For defaults values, see #defines in
`ip4_full_reass.c <__REPOSITORY_URL__/src/vnet/ip/reass/ip4_full_reass.c>`_
========================================= ==========================================
#define description
----------------------------------------- ------------------------------------------
IP4_REASS_TIMEOUT_DEFAULT_MS timeout in milliseconds
IP4_REASS_EXPIRE_WALK_INTERVAL_DEFAULT_MS interval between reaping expired sessions
IP4_REASS_MAX_REASSEMBLIES_DEFAULT maximum number of concurrent reassemblies
IP4_REASS_MAX_REASSEMBLY_LENGTH_DEFAULT maximum number of fragments per reassembly
========================================= ==========================================
and
`ip6_full_reass.c <__REPOSITORY_URL__/src/vnet/ip/reass/ip6_full_reass.c>`_
========================================= ==========================================
#define description
----------------------------------------- ------------------------------------------
IP6_REASS_TIMEOUT_DEFAULT_MS timeout in milliseconds
IP6_REASS_EXPIRE_WALK_INTERVAL_DEFAULT_MS interval between reaping expired sessions
IP6_REASS_MAX_REASSEMBLIES_DEFAULT maximum number of concurrent reassemblies
IP6_REASS_MAX_REASSEMBLY_LENGTH_DEFAULT maximum number of fragments per reassembly
========================================= ==========================================
Finished/expired contexts
^^^^^^^^^^^^^^^^^^^^^^^^^
Reassembly contexts are freed either when reassembly is finished - when
all data has been received or in case of timeout. There is a process
walking all reassemblies, freeing any expired ones.

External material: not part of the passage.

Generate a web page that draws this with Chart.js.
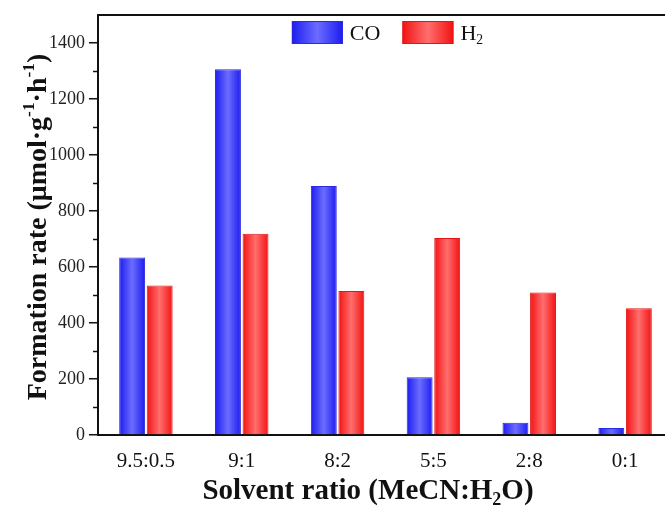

Shallow (virtual) reassembly
----------------------------
Configuration
^^^^^^^^^^^^^
Configuration is via API (``ip_reassembly_enable_disable``) only as
there is no value in turning SVR on by hand without a feature consuming
buffer metadata. SVR is designed to be turned on by a feature requiring
it in a programmatic way.
A show command is provided to see reassembly contexts:
For ip4:
``show ip4-sv-reassembly [details]``
For ip6:
``show ip6-sv-reassembly [details]``
Global shallow reassembly parameters can be modified using API
``ip_reassembly_set`` and retrieved using ``ip_reassembly_get``.
Defaults
""""""""
For defaults values, see #defines in
`ip4_sv_reass.c <__REPOSITORY_URL__/src/vnet/ip/reass/ip4_sv_reass.c>`_
============================================ ==========================================
#define description
-------------------------------------------- ------------------------------------------
IP4_SV_REASS_TIMEOUT_DEFAULT_MS timeout in milliseconds
IP4_SV_REASS_EXPIRE_WALK_INTERVAL_DEFAULT_MS interval between reaping expired sessions
IP4_SV_REASS_MAX_REASSEMBLIES_DEFAULT maximum number of concurrent reassemblies
IP4_SV_REASS_MAX_REASSEMBLY_LENGTH_DEFAULT maximum number of fragments per reassembly
============================================ ==========================================
and
`ip6_sv_reass.c <__REPOSITORY_URL__/src/vnet/ip/reass/ip6_sv_reass.c>`_
============================================ ==========================================
#define description
-------------------------------------------- ------------------------------------------
IP6_SV_REASS_TIMEOUT_DEFAULT_MS timeout in milliseconds
IP6_SV_REASS_EXPIRE_WALK_INTERVAL_DEFAULT_MS interval between reaping expired sessions
IP6_SV_REASS_MAX_REASSEMBLIES_DEFAULT maximum number of concurrent reassemblies
IP6_SV_REASS_MAX_REASSEMBLY_LENGTH_DEFAULT maximum number of fragments per reassembly
============================================ ==========================================
Expiring contexts
^^^^^^^^^^^^^^^^^
There is no way of knowing when a reassembly is finished without
performing (an almost) full reassembly, so contexts in SVR cannot be
freed in the same way as in full reassembly. Instead a different
approach is taken. Least recently used (LRU) list is maintained where
reassembly contexts are ordered based on last update. The oldest
context is then freed whenever SVR hits limit on number of concurrent
reassembly contexts. There is also a process reaping expired sessions
similar as in full reassembly.
Truncated packets
^^^^^^^^^^^^^^^^^
When SVR detects that a packet has been truncated in a way where L4
headers are not available, it will mark it as such in vnet_buffer,
allowing downstream features to handle such packets as they deem fit.
Fast path/slow path
^^^^^^^^^^^^^^^^^^^
SVR runs is implemented fast path/slow path way. By default, it assumes
that any passing traffic doesn't contain fragments, processing buffers
in a dual-loop. If it sees a fragment, it then jumps to single-loop
processing.
Feature enabled by other features/reference counting
^^^^^^^^^^^^^^^^^^^^^^^^^^^^^^^^^^^^^^^^^^^^^^^^^^^^
SVR feature is enabled by some other features, like NAT, when those
features are enabled. For this to work, it implements a reference
counted API for enabling/disabling SVR.